I want to remember this moment.
This feeling. The reality that things did not~
absolutely did not
turn out the way I had hoped and planned.
They are so much more difficult and so much better.
I entered this home a young hopeful bride and now, nearly 5 years later, I leave this apartment a single mother not knowing where I will be living next week.
I leave with a few loyal friends by my side painting, taking stuff to the dumpster
and cleaning the bathrooms.
I have realized so much in this home.
I have, many of nights, been on the floor of the bathroom
balling my eyes out wondering where God was.
I have been locked in my bedroom scared to death to come out.
I have learned how to cook in this kitchen. I started my business here.
I brought my baby home to this address.
I have had my lights cut off many a months in this home and wondered how
I would be able to pay the bill on my own.
I found out that I failed out of school in the hallway and in the living room was
where I learned about the affair.
I painted all the walls and hung every picture.
I sat on the porch and ate ice cream more than I probably should have.
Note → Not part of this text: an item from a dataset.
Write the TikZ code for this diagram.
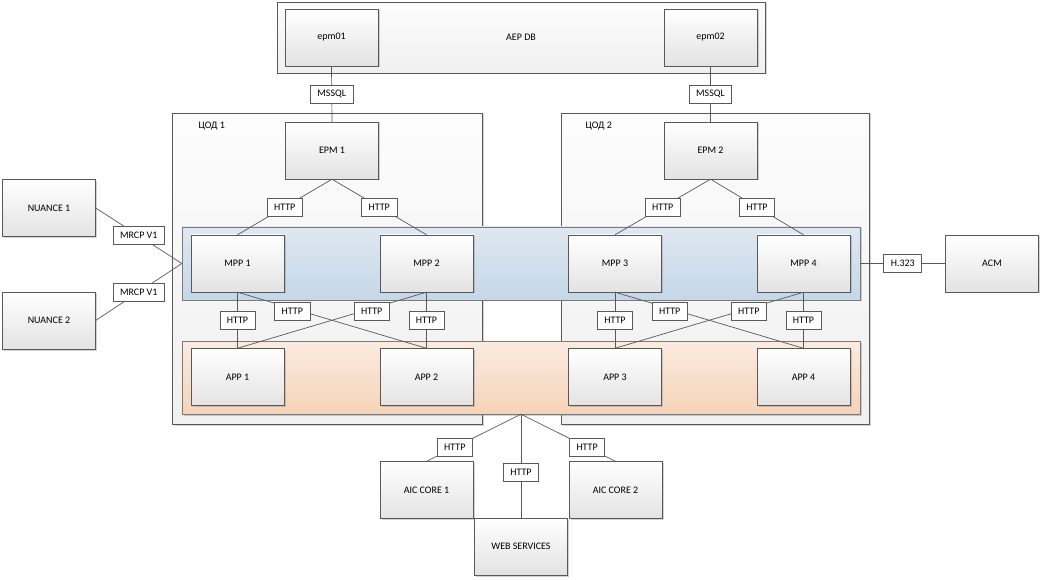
\documentclass[tikz,border=0pt]{standalone}
\usepackage{fontspec}
\setmainfont{Carlito}
\usetikzlibrary{shadows}
\definecolor{linegray}{HTML}{595959}
\definecolor{bluetop}{HTML}{DFE8F1}
\definecolor{bluebot}{HTML}{C4D7E8}
\definecolor{orangetop}{HTML}{FBEBE0}
\definecolor{orangebot}{HTML}{F5D3B8}
\tikzset{
  box/.style={draw=linegray,top color=white,bottom color=black!11,minimum width=93pt,minimum height=57pt,inner sep=0pt,
    drop shadow={shadow xshift=1.5pt,shadow yshift=-1.5pt,opacity=0.35}},
  zone/.style={draw=linegray,top color=black!1,bottom color=black!6,inner sep=0pt,
    drop shadow={shadow xshift=1.5pt,shadow yshift=-1.5pt,opacity=0.35}},
  band/.style={draw=linegray!80,inner sep=0pt,minimum width=678pt,minimum height=73pt,
    drop shadow={shadow xshift=1.5pt,shadow yshift=-1.5pt,opacity=0.35}},
  proto/.style={draw=linegray,fill=white,inner xsep=7pt,inner ysep=0pt,minimum height=18pt},
  link/.style={draw=linegray,line width=0.7pt}
}
\begin{document}
\begin{tikzpicture}[x=1pt,y=-1pt,font=\fontsize{10}{12}\selectfont]
\useasboundingbox (0,0) rectangle (1045,580);
\node[zone,minimum width=488pt,minimum height=71pt] (aepdb) at (521,37.5) {AEP DB};
\node[box] (epm01) at (331.5,37.5) {epm01};
\node[box] (epm02) at (710.5,37.5) {epm02};
\node[zone,minimum width=310pt,minimum height=311pt] (cod1) at (327,268.5) {};
\node[zone,minimum width=308pt,minimum height=311pt] (cod2) at (715,268.5) {};
\node[anchor=west] (cod1title) at (195,126) {ЦОД 1};
\node[anchor=west] (cod2title) at (582,126) {ЦОД 2};
\node[box] (epm1) at (332,150.5) {EPM 1};
\node[box] (epm2) at (710.5,150.5) {EPM 2};
\node[band,top color=bluetop,bottom color=bluebot] (mppband) at (521,263.5) {};
\node[band,top color=orangetop,bottom color=orangebot] (appband) at (521,377.5) {};
\node[box] (mpp1) at (237.5,263.5) {MPP 1};
\node[box] (mpp2) at (426.5,263.5) {MPP 2};
\node[box] (mpp3) at (615,263.5) {MPP 3};
\node[box] (mpp4) at (803.5,263.5) {MPP 4};
\node[box] (app1) at (237.5,377) {APP 1};
\node[box] (app2) at (426.5,377) {APP 2};
\node[box] (app3) at (615,377) {APP 3};
\node[box] (app4) at (803.5,377) {APP 4};
\node[box] (nuance1) at (49,208) {NUANCE 1};
\node[box] (nuance2) at (49,320.5) {NUANCE 2};
\node[box] (acm) at (992,263.5) {ACM};
\node[box] (aic1) at (426.5,490) {AIC CORE 1};
\node[box] (aic2) at (615.5,490) {AIC CORE 2};
\node[box] (websrv) at (521,546.5) {WEB SERVICES};
\coordinate (hub) at (appband.south);
\draw[link] (epm01.south) -- node[proto] {MSSQL} (epm1.north);
\draw[link] (epm02.south) -- node[proto] {MSSQL} (epm2.north);
\draw[link] (epm1.south) -- node[proto] {HTTP} (mpp1.north);
\draw[link] (epm1.south) -- node[proto] {HTTP} (mpp2.north);
\draw[link] (epm2.south) -- node[proto] {HTTP} (mpp3.north);
\draw[link] (epm2.south) -- node[proto] {HTTP} (mpp4.north);
\draw[link] (mpp1.south) -- node[proto] {HTTP} (app1.north);
\draw[link] (mpp2.south) -- node[proto] {HTTP} (app2.north);
\draw[link] (mpp3.south) -- node[proto] {HTTP} (app3.north);
\draw[link] (mpp4.south) -- node[proto] {HTTP} (app4.north);
\draw[link] (mpp1.south) -- node[proto,pos=0.29,yshift=-3pt] {HTTP} (app2.north);
\draw[link] (mpp2.south) -- node[proto,pos=0.29,yshift=-3pt] {HTTP} (app1.north);
\draw[link] (mpp3.south) -- node[proto,pos=0.29,yshift=-3pt] {HTTP} (app4.north);
\draw[link] (mpp4.south) -- node[proto,pos=0.29,yshift=-3pt] {HTTP} (app3.north);
\draw[link] (nuance1.east) -- node[proto] {MRCP V1} (mppband.west);
\draw[link] (nuance2.east) -- node[proto] {MRCP V1} (mppband.west);
\draw[link] (mppband.east) -- node[proto] {H.323} (acm.west);
\draw[link] (hub) -- node[proto,pos=0.7] {HTTP} (aic1.north);
\draw[link] (hub) -- node[proto,pos=0.7] {HTTP} (aic2.north);
\draw[link] (hub) -- node[proto,pos=0.56] {HTTP} (websrv.north);
\end{tikzpicture}
\end{document}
I sat in my rocking chair in the middle of the night and nursed my baby with tears in my eyes
wondering why the Lord would bless me with such a sweet darling.
I learned the importance of a stud finder, clorox wipes and a mortar&pestle
I can’t believe 5 years has come and gone.
Tears fill my eyes as I type this in my bare kitchen ~not because I am leaving this place but in thankfulness in all the Lord has allowed me to go through within these walls.
I have gotten to know the Lord in this home.
I have felt His presence and have heard His voice.
I don’t know where I will be living next.
My home is the Hilton for now.
It is all a part of the story and I must walk out these pages.
And with that, I flip the last page of that book.